Much has been said about the recent conference on National Conservatism. Sadly, I missed the conference but a number of my Niskanen colleagues made it, and sent me careful notes on the presentations. Charitably, my second-hand impression is that it was characterized by hits and misses. My friends at Niskanen will, no doubt, be focusing on the misses. But I was able to get a copy of one of the addresses at the conference, given by my friend and editor at National Affairs, Yuval Levin. It was, as one would expect from Levin, careful and measured at an event that does not seem to have gone out of its way to encourage such virtues in all of its presenters. And while I did not agree with all of it—for Levin is a conservative and I am a liberal—there is much in it worth chewing over, and I look forward to seeing it in print.
I hope to come back to other parts of Levin’s important address, but let me start here at the end, in a passage worth quoting in full.
Those with whom we disagree in our society are not our enemies; they are our neighbors. They are not out to do harm to our country; they differ with us about what would be good for it. To love our country is to love them too—even when they do not show us the same regard, even when they are illiberal and we have to quarrel with them in the public square.
We should not allow ourselves to fall into hysterical fear of the supposed advances and victories of these ideological adversaries. They are a minority as we are. They are mostly failing too. And their task, no less than ours, is to persuade a larger society that is not so sure that either side of our politics has got its head on straight.
This passage seems quite artfully written to row against the general tide of the audience, and of the movement of which Levin is a part. But this was something quite a bit more than bi-partisan virtue signaling. In fact, it represents a theoretical point quite directly related to the “national” modifier in the conference title, which bore the brunt of most of its attention.
That point, quite simply, is that one cannot be an American nationalist while engaging in the rhetorical equivalent of civil war. You cannot be a nationalist and view our society in fundamentally friend-enemy terms. The true nationalist sees that kind of politics as tearing at the sinews of our nation. Instead of taking up sides in that civil war, a true American nationalist will always make an effort–while vigorously defending their own particular political philosophy–to find some of themselves in at least a good chunk of those on the other side.
I am perhaps more sympathetic to nationalism than some of my Niskanen colleagues, primarily because, properly understood, it is a fundamentally moderating force. A true nationalist fears civil war more than anything, and realizes that especially in a country of continental scale with a huge, polyglot population, we have to make a home with those who disagree with us, that they cannot simply be driven under the wheels. Nationalism reminds us that there is something even more important than the particular interpretation of our national project that informs our ideology, and our party. That something is the continuity and unity of the nation, which will at times require a kind of forebearance, an unwillingness to push political advantage to its maximum point, built on a recognition that all of our ideological tribes must somehow be able to make this country their home.
But there’s more to the instinct that Levin identifies here than that. True nationalism recognizes that that the best version of conservatism is a corrective to liberalism, and vice versa.

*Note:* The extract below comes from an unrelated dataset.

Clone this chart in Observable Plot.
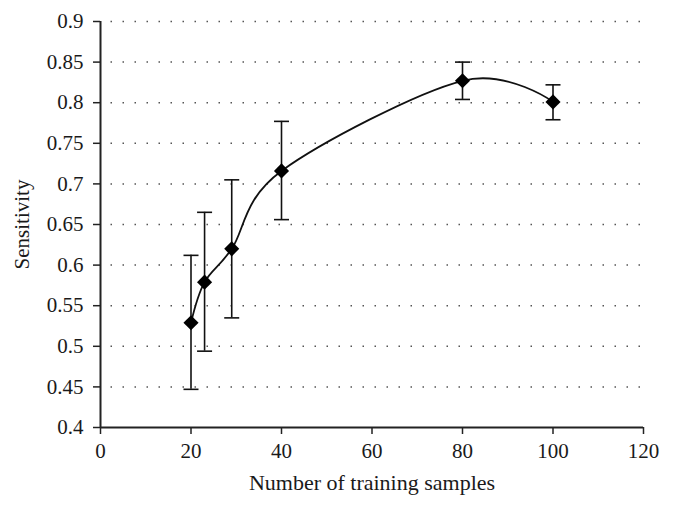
<!DOCTYPE html>
<html><head><meta charset="utf-8">
<script src="https://cdn.jsdelivr.net/npm/d3@7"></script>
<script src="https://cdn.jsdelivr.net/npm/@observablehq/plot@0.6"></script>
<style>body{margin:0;background:#fff;}</style>
</head><body><div id="chart"></div>
<script>
const samples = [20, 23, 29, 40, 80, 100];
const sensitivity = [0.529, 0.579, 0.620, 0.716, 0.827, 0.801];
const errLow = [0.447, 0.494, 0.535, 0.656, 0.804, 0.779];
const errHigh = [0.612, 0.665, 0.705, 0.777, 0.850, 0.822];
const xTicks = [0, 20, 40, 60, 80, 100, 120];
const yTicks = [0.4, 0.45, 0.5, 0.55, 0.6, 0.65, 0.7, 0.75, 0.8, 0.85, 0.9];
const xLabel = "Number of training samples";
const yLabel = "Sensitivity";

const data = samples.map((x, i) => ({x, y: sensitivity[i], lo: errLow[i], hi: errHigh[i]}));
const cap = {draw(ctx) { ctx.moveTo(-7.5, 0); ctx.lineTo(7.5, 0); }};

const chart = Plot.plot({
  width: 674,
  height: 511,
  marginLeft: 100,
  marginRight: 31,
  marginTop: 21,
  marginBottom: 84,
  style: {fontFamily: "'Liberation Serif', serif", fontSize: "21px", color: "#1a1a1a", background: "#fff"},
  x: {domain: [0, 120]},
  y: {domain: [0.4, 0.9]},
  marks: [
    Plot.gridY(yTicks.slice(1), {stroke: "#555", strokeOpacity: 1, strokeWidth: 1.5, strokeDasharray: "1.5,10.5", strokeDashoffset: -10.5}),
    Plot.axisX({ticks: xTicks, tickSize: 7, tickPadding: 9, strokeWidth: 1.5, stroke: "#222", tickFormat: d => String(d), fontSize: 21, label: null}),
    Plot.axisX({ticks: [], label: xLabel, labelAnchor: "center", labelArrow: "none", labelOffset: 62, fontSize: 22}),
    Plot.axisY({ticks: yTicks, tickSize: 7, tickPadding: 10, strokeWidth: 1.5, stroke: "#222", tickFormat: d => String(d), fontSize: 21, label: null}),
    Plot.axisY({ticks: [], label: yLabel, labelAnchor: "center", labelArrow: "none", labelOffset: 86, fontSize: 21}),
    Plot.ruleX([0], {stroke: "#222", strokeWidth: 2}),
    Plot.ruleY([0.4], {stroke: "#222", strokeWidth: 2}),
    Plot.ruleX(data, {x: "x", y1: "lo", y2: "hi", stroke: "#111", strokeWidth: 1.6}),
    Plot.dot(data, {x: "x", y: "lo", symbol: cap, fill: "none", stroke: "#111", strokeWidth: 1.6}),
    Plot.dot(data, {x: "x", y: "hi", symbol: cap, fill: "none", stroke: "#111", strokeWidth: 1.6}),
    Plot.line(data, {x: "x", y: "y", curve: "cardinal", stroke: "#111", strokeWidth: 1.8}),
    Plot.dot(data, {x: "x", y: "y", symbol: "diamond2", r: 6.8, fill: "#000", stroke: "none"})
  ]
});
document.getElementById("chart").appendChild(chart);
</script>
</body></html>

Each of those ideological poles have blind spots and tendencies to overreach, which the other can correct. While we may be partisans of liberalism and conservatism, in the sense of believing that one or the other possesses more of the truth, a nationalist also recognizes that they need one another. That we need one another. That is the truest aspect of national spirit, and yet also the one that asks the most of us in polarized times.
That said, there are certainly those who do not believe that we need one another, who wish that we could solve our conflicts by being rid of the other, or by subjecting the other to permanent subjugation. This is an essentially annihilationist, as opposed to a pluralistic, instinct. We can see that in the “coming Democratic majority” language of my liberal tribe, which looks forward to a time in which demographics will produce an unstoppable, permanent Democratic ruling coalition. But to be honest, that is a pale and slow-motion version of the instinct one sees in the “send her back” chants at Wednesday night’s Trump speech, which were activated by the president’s direct wish that the “Squad” go back “where they came from.” Once unleashed, the wish to solve our political conflict by being free of the other side leads nowhere good, even if it does not end up at its logical end point. But whatever that instinct is, it is manifestly not national, because it wishes not to act on behalf of the people as they are, but to be free of conflict by composing some other people.
This is not to say we should be rid of conservatives. And it appears Levin was signaling that he does not wish to be rid of center-left liberalism either. Nationalism as I define it, and as Yuval was signaling he defines it, is animated by the spirit of anti-annihilationism. We have had a politics over the last few decades in which the spirit has been alive in our parties that we could have a resolution in which one side could be durably free of the burden of ruling with the other. That does not strike me as a nationalist spirit, but it is the spirit that animates one particularly vivid strand of recent national conservative discourse.
I hope to return to other insights in Levin’s stimulating, and in some ways brave, address, very soon.